It’s Christmas Eve eve. Cold. Really cold . . . I think; I haven’t stepped outside since yesterday.
I’ve been writing teachers’ guide commentaries for the Adult Bible Study series, a good job to be working at when winter grabs the countryside like it has this year. Today, I was working on a lesson for late December, 2009. The subject was the arrival of the wise men in Bethlehem and the flight into Egypt. A great deal of traveling going on.
Meanwhile, Canada’s airports are clogged, flights late or cancelled and a lot of people are sleeping on airplanes, benches, but not—to my knowledge—in a stable in Bethlehem. Donna Molnar got caught in a snowstorm in her car and was found alive after three days cradled under a snow bank in the Hamilton area, 200 metres from her car. Christmas and travel go together like zipper-skin oranges and Cracker Jacks.
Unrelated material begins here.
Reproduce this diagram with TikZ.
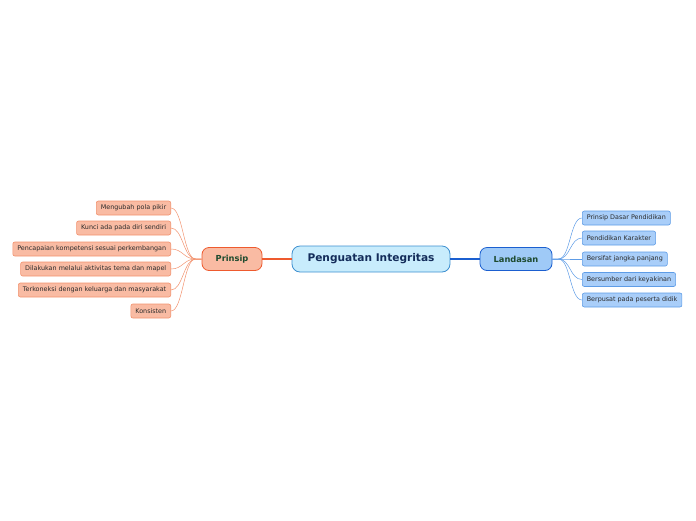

Makes me nostalgic for some Christmases I can barely remember, say in 1950. We rehearsed in school and in church for concerts at which adults gave us bags of candy and peanuts, oranges and Cracker Jacks and we sang the drifting snow spread a robe of white on this beautiful Christmas Eve. And Christmas Eve—after the church concert usually—would be dark and cold and we’d light the candles on the tree in the parlour, eat peanuts and anticipate opening gifts on Christmas morning after the chores were done and breakfast eaten. I can still hear the sound of the poker as my dad banked the fire in the furnace downstairs, still smell the faint odor of coal dust and coal smoke, a promise that although the cold would creep in through the shrunken window sashes and door frames, we would not freeze tonight.
There was no thought of traveling past the Eigenheim Mennonite Church, one mile away.
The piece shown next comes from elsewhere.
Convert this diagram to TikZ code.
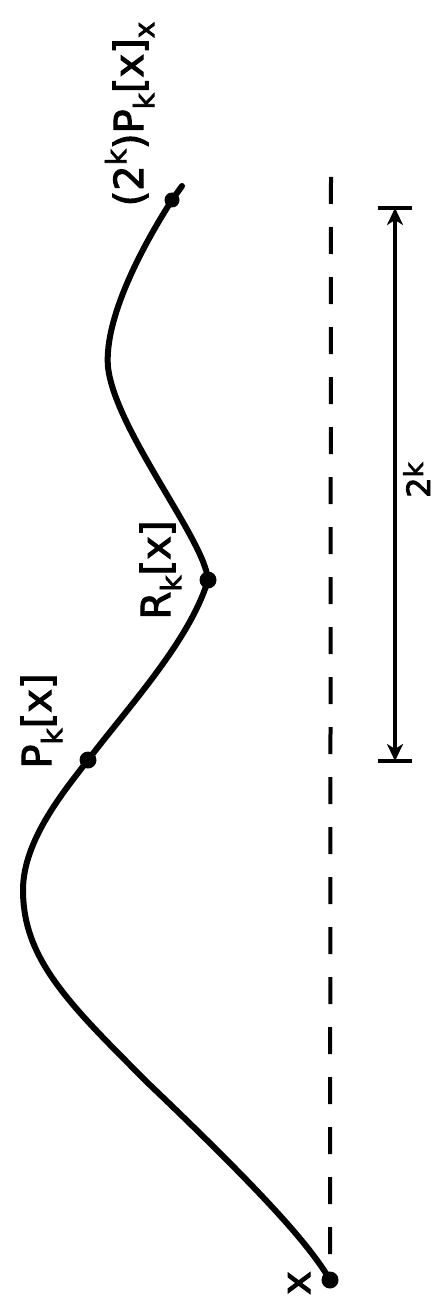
\documentclass[tikz,border=0pt]{standalone}
\usepackage{fontspec}
\usetikzlibrary{arrows.meta}
\newfontfamily\lblfont{DejaVu Sans}[FakeBold=2.5]
\newcommand\lsub[1]{\raisebox{-0.28em}{\fontsize{28}{30}\selectfont #1}}
\newcommand\lsup[1]{\raisebox{0.42em}{\fontsize{28}{30}\selectfont #1}}
\newcommand\lsupb[1]{\raisebox{0.22em}{\fontsize{26}{28}\selectfont #1}}
\begin{document}
\begin{tikzpicture}[x=1pt,y=-1pt,
  lbl/.style={rotate=90,anchor=base,inner sep=0pt,font=\lblfont\fontsize{40}{44}\selectfont},
  curveline/.style={line width=6pt,line cap=round,line join=round},
  dot/.style={circle,fill=black,inner sep=0pt,minimum size=17pt},
  baseline/.style={line width=4pt,dash pattern=on 27pt off 23pt},
  dimline/.style={line width=3.5pt,{Stealth[length=17pt,width=16pt,inset=5pt]}-{Stealth[length=17pt,width=16pt,inset=5pt]}},
  bar/.style={line width=4.5pt}]
\useasboundingbox (0,0) rectangle (447,1297);
\fill[white] (0,0) rectangle (447,1297);
% key points
\coordinate (S) at (330,1280);
\coordinate (M1) at (150,1085);
\coordinate (L1) at (23,890);
\coordinate (P) at (88,760);
\coordinate (R) at (208,580);
\coordinate (L2) at (108,367);
\coordinate (E) at (172,200);
\coordinate (T) at (182,186);
\coordinate (D) at (331,177);
\coordinate (A) at (395,208);
\coordinate (B) at (395,761);
% dashed reference line
\draw[baseline] (D) -- (S);
% curve
\draw[curveline] (S) .. controls (310,1245) and (260,1190) .. (M1)
  .. controls (70,1005) and (23,960) .. (L1)
  .. controls (23,840) and (65,790) .. (P)
  .. controls (130,705) and (190,640) .. (R)
  .. controls (205,540) and (115,430) .. (L2)
  .. controls (104,320) and (140,250) .. (E) -- (T);
% dots
\node[dot] (dS) at (S) {};
\node[dot] (dP) at (P) {};
\node[dot] (dR) at (R) {};
\node[dot,minimum size=15pt] (dE) at (E) {};
% dimension
\draw[dimline] (A) -- (B);
\draw[bar] ([xshift=-17pt]A) -- ([xshift=17pt]A);
\draw[bar] ([xshift=-17pt]B) -- ([xshift=17pt]B);
% labels
\node[lbl] (Lab1) at (143,114) {(2\lsup{k})P\lsub{k}[x]\lsub{x}};
\node[lbl] (Lab2) at (51,721) {P\lsub{k}[x]};
\node[lbl] (Lab3) at (170,570) {R\lsub{k}[x]};
\node[lbl,font=\lblfont\fontsize{32}{36}\selectfont] (Lab4) at (430,480) {2\lsupb{k}};
\node[lbl] (Lab5) at (310,1283) {x};
\end{tikzpicture}
\end{document}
The passing of the years struck me tonight as I loaded music onto the Mpeg player I gave Agnes for Christmas. It’s just big enough so you wouldn’t swallow it by mistake, but I loaded it with about 50 Christmas songs from our albums and it told me it had room for about 5,000 more. In the late 40’s, my brother bought a waist-high phonograph from a neighbour. We’d crank it up and play scratchy Wilf Carter records. One at a time. Each record weighed at least as much as 10 Mpeg players.
I have no idea what I’m trying to say here, except that I’m getting old enough to break into nostalgia at the drop of a hat.
I want to wish all of you a blessed Christmas season and a hopeful New Year. I finally decided—as I pondered what I might write about the Magi seeking the Christ—that the star is symbolic of our longing for a better world. In the story, they took up to two years to hunt down the child whom their astrological observations seemed to be predicting. Its like Jesus’ parable about a man who finds a treasure in a field, and sells everything he has to buy that field.